* TASK STATEMENT:
Quote all lines below exactly. Images stay out.

* DATASET SECTION:
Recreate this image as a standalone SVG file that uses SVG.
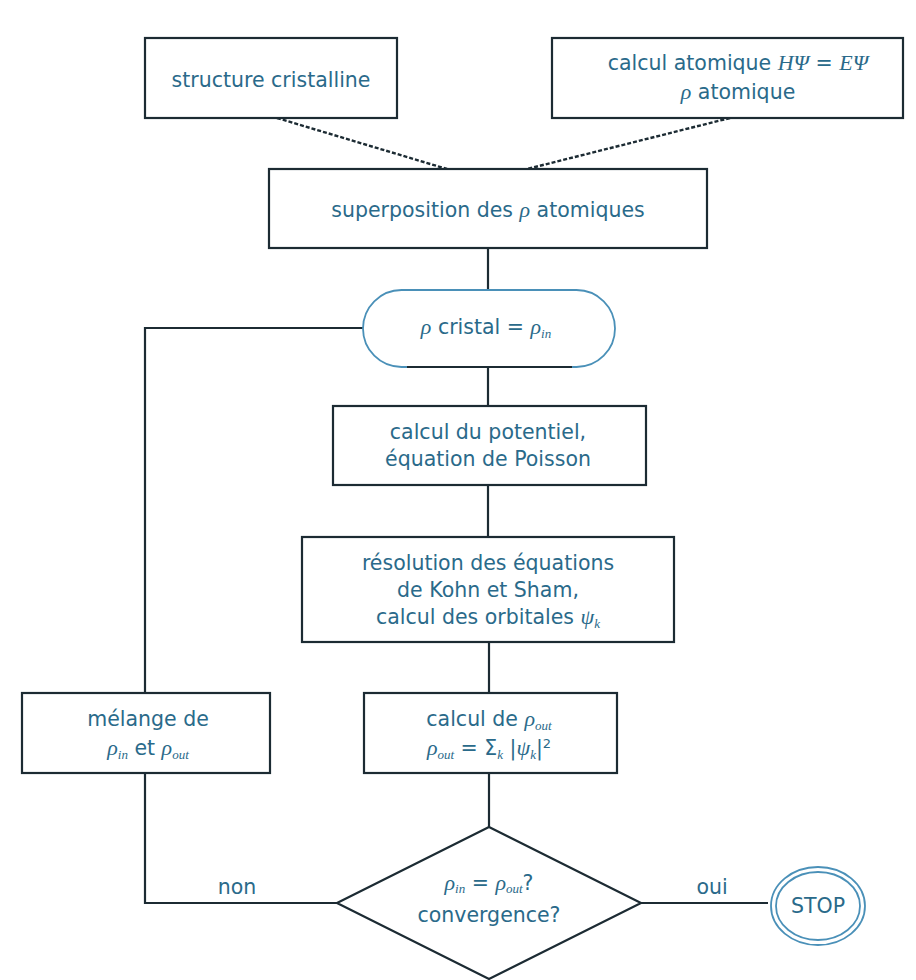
<svg xmlns="http://www.w3.org/2000/svg" width="916" height="980" viewBox="0 0 916 980">
<style>
.box{fill:#ffffff;stroke:#1c2b33;stroke-width:2.2}
.t{font-family:"DejaVu Sans","Liberation Sans",sans-serif;font-size:20.5px;fill:#2a6a8a;text-anchor:middle}
.m{font-family:"Liberation Serif","DejaVu Serif",serif;font-style:italic;font-size:22px}
.sub{font-size:13px}
.ln{fill:none;stroke:#1c2b33;stroke-width:2.2}
.dash{fill:none;stroke:#1c2b33;stroke-width:2.4;stroke-dasharray:4 2}
.blue{fill:none;stroke:#4a90b8;stroke-width:1.8}
</style>
<rect width="916" height="980" fill="#ffffff"/>
<g id="connectors">
<line class="dash" x1="277" y1="118" x2="447" y2="169"/>
<line class="dash" x1="730" y1="118" x2="527" y2="169"/>
<line class="ln" x1="488" y1="248" x2="488" y2="290"/>
<line class="ln" x1="488" y1="367" x2="488" y2="406"/>
<line class="ln" x1="488" y1="485" x2="488" y2="537"/>
<line class="ln" x1="489" y1="642" x2="489" y2="693"/>
<line class="ln" x1="489" y1="773" x2="489" y2="827"/>
<polyline class="ln" points="337,903 145,903 145,773"/>
<polyline class="ln" points="145,693 145,328 363,328"/>
<line class="ln" x1="641" y1="903" x2="768" y2="903"/>
<text class="t" x="237" y="894">non</text>
<text class="t" x="712" y="894">oui</text>
</g>
<g id="structure">
<rect class="box" x="145" y="38" width="252" height="80"/>
<text class="t" x="271" y="87">structure cristalline</text>
</g>
<g id="atomique">
<rect class="box" x="552" y="38" width="351" height="80"/>
<text class="t" x="738" y="70">calcul atomique <tspan class="m">HΨ</tspan> = <tspan class="m">EΨ</tspan></text>
<text class="t" x="738" y="99"><tspan class="m">ρ</tspan> atomique</text>
</g>
<g id="superposition">
<rect class="box" x="269" y="169" width="438" height="79"/>
<text class="t" x="488" y="217">superposition des <tspan class="m">ρ</tspan> atomiques</text>
</g>
<g id="cristal">
<rect class="blue" x="363" y="290" width="252" height="77" rx="38.5" ry="38.5"/>
<line x1="407" y1="367" x2="572" y2="367" stroke="#1c2b33" stroke-width="2"/>
<text class="t" x="486" y="334"><tspan class="m">ρ</tspan> cristal = <tspan class="m">ρ</tspan><tspan class="m sub" dy="4">in</tspan></text>
</g>
<g id="potentiel">
<rect class="box" x="333" y="406" width="313" height="79"/>
<text class="t" x="488" y="439">calcul du potentiel,</text>
<text class="t" x="488" y="466">équation de Poisson</text>
</g>
<g id="kohnsham">
<rect class="box" x="302" y="537" width="372" height="105"/>
<text class="t" x="488" y="570">résolution des équations</text>
<text class="t" x="488" y="597">de Kohn et Sham,</text>
<text class="t" x="488" y="624">calcul des orbitales <tspan class="m">ψ</tspan><tspan class="m sub" dy="4">k</tspan></text>
</g>
<g id="rhoout">
<rect class="box" x="364" y="693" width="253" height="80"/>
<text class="t" x="489" y="726">calcul de <tspan class="m">ρ</tspan><tspan class="m sub" dy="4">out</tspan></text>
<text class="t" x="489" y="755"><tspan class="m">ρ</tspan><tspan class="m sub" dy="4">out</tspan><tspan dy="-4"> = Σ</tspan><tspan class="m sub" dy="4">k</tspan><tspan dy="-4"> |</tspan><tspan class="m">ψ</tspan><tspan class="m sub" dy="4">k</tspan><tspan dy="-4">|</tspan><tspan class="sub" dy="-7">2</tspan></text>
</g>
<g id="melange">
<rect class="box" x="22" y="693" width="248" height="80"/>
<text class="t" x="148" y="726">mélange de</text>
<text class="t" x="148" y="755"><tspan class="m">ρ</tspan><tspan class="m sub" dy="4">in</tspan><tspan dy="-4"> et </tspan><tspan class="m">ρ</tspan><tspan class="m sub" dy="4">out</tspan></text>
</g>
<g id="convergence">
<polygon class="box" points="489,827 641,903 489,979 337,903"/>
<text class="t" x="489" y="890"><tspan class="m">ρ</tspan><tspan class="m sub" dy="3">in</tspan><tspan dy="-3"> = </tspan><tspan class="m">ρ</tspan><tspan class="m sub" dy="3">out</tspan><tspan dy="-3">?</tspan></text>
<text class="t" x="489" y="922">convergence?</text>
</g>
<g id="stop">
<ellipse class="blue" cx="818" cy="906" rx="47" ry="39"/>
<ellipse class="blue" cx="818" cy="906" rx="42" ry="34"/>
<text class="t" x="818" y="913">STOP</text>
</g>
</svg>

* THE COMPLETED TASK:
Recreate this image as a standalone SVG file that uses SVG.
<svg xmlns="http://www.w3.org/2000/svg" width="916" height="980" viewBox="0 0 916 980">
<style>
.box{fill:#ffffff;stroke:#1c2b33;stroke-width:2.2}
.t{font-family:"DejaVu Sans","Liberation Sans",sans-serif;font-size:20.5px;fill:#2a6a8a;text-anchor:middle}
.m{font-family:"Liberation Serif","DejaVu Serif",serif;font-style:italic;font-size:22px}
.sub{font-size:13px}
.ln{fill:none;stroke:#1c2b33;stroke-width:2.2}
.dash{fill:none;stroke:#1c2b33;stroke-width:2.4;stroke-dasharray:4 2}
.blue{fill:none;stroke:#4a90b8;stroke-width:1.8}
</style>
<rect width="916" height="980" fill="#ffffff"/>
<g id="connectors">
<line class="dash" x1="277" y1="118" x2="447" y2="169"/>
<line class="dash" x1="730" y1="118" x2="527" y2="169"/>
<line class="ln" x1="488" y1="248" x2="488" y2="290"/>
<line class="ln" x1="488" y1="367" x2="488" y2="406"/>
<line class="ln" x1="488" y1="485" x2="488" y2="537"/>
<line class="ln" x1="489" y1="642" x2="489" y2="693"/>
<line class="ln" x1="489" y1="773" x2="489" y2="827"/>
<polyline class="ln" points="337,903 145,903 145,773"/>
<polyline class="ln" points="145,693 145,328 363,328"/>
<line class="ln" x1="641" y1="903" x2="768" y2="903"/>
<text class="t" x="237" y="894">non</text>
<text class="t" x="712" y="894">oui</text>
</g>
<g id="structure">
<rect class="box" x="145" y="38" width="252" height="80"/>
<text class="t" x="271" y="87">structure cristalline</text>
</g>
<g id="atomique">
<rect class="box" x="552" y="38" width="351" height="80"/>
<text class="t" x="738" y="70">calcul atomique <tspan class="m">HΨ</tspan> = <tspan class="m">EΨ</tspan></text>
<text class="t" x="738" y="99"><tspan class="m">ρ</tspan> atomique</text>
</g>
<g id="superposition">
<rect class="box" x="269" y="169" width="438" height="79"/>
<text class="t" x="488" y="217">superposition des <tspan class="m">ρ</tspan> atomiques</text>
</g>
<g id="cristal">
<rect class="blue" x="363" y="290" width="252" height="77" rx="38.5" ry="38.5"/>
<line x1="407" y1="367" x2="572" y2="367" stroke="#1c2b33" stroke-width="2"/>
<text class="t" x="486" y="334"><tspan class="m">ρ</tspan> cristal = <tspan class="m">ρ</tspan><tspan class="m sub" dy="4">in</tspan></text>
</g>
<g id="potentiel">
<rect class="box" x="333" y="406" width="313" height="79"/>
<text class="t" x="488" y="439">calcul du potentiel,</text>
<text class="t" x="488" y="466">équation de Poisson</text>
</g>
<g id="kohnsham">
<rect class="box" x="302" y="537" width="372" height="105"/>
<text class="t" x="488" y="570">résolution des équations</text>
<text class="t" x="488" y="597">de Kohn et Sham,</text>
<text class="t" x="488" y="624">calcul des orbitales <tspan class="m">ψ</tspan><tspan class="m sub" dy="4">k</tspan></text>
</g>
<g id="rhoout">
<rect class="box" x="364" y="693" width="253" height="80"/>
<text class="t" x="489" y="726">calcul de <tspan class="m">ρ</tspan><tspan class="m sub" dy="4">out</tspan></text>
<text class="t" x="489" y="755"><tspan class="m">ρ</tspan><tspan class="m sub" dy="4">out</tspan><tspan dy="-4"> = Σ</tspan><tspan class="m sub" dy="4">k</tspan><tspan dy="-4"> |</tspan><tspan class="m">ψ</tspan><tspan class="m sub" dy="4">k</tspan><tspan dy="-4">|</tspan><tspan class="sub" dy="-7">2</tspan></text>
</g>
<g id="melange">
<rect class="box" x="22" y="693" width="248" height="80"/>
<text class="t" x="148" y="726">mélange de</text>
<text class="t" x="148" y="755"><tspan class="m">ρ</tspan><tspan class="m sub" dy="4">in</tspan><tspan dy="-4"> et </tspan><tspan class="m">ρ</tspan><tspan class="m sub" dy="4">out</tspan></text>
</g>
<g id="convergence">
<polygon class="box" points="489,827 641,903 489,979 337,903"/>
<text class="t" x="489" y="890"><tspan class="m">ρ</tspan><tspan class="m sub" dy="3">in</tspan><tspan dy="-3"> = </tspan><tspan class="m">ρ</tspan><tspan class="m sub" dy="3">out</tspan><tspan dy="-3">?</tspan></text>
<text class="t" x="489" y="922">convergence?</text>
</g>
<g id="stop">
<ellipse class="blue" cx="818" cy="906" rx="47" ry="39"/>
<ellipse class="blue" cx="818" cy="906" rx="42" ry="34"/>
<text class="t" x="818" y="913">STOP</text>
</g>
</svg>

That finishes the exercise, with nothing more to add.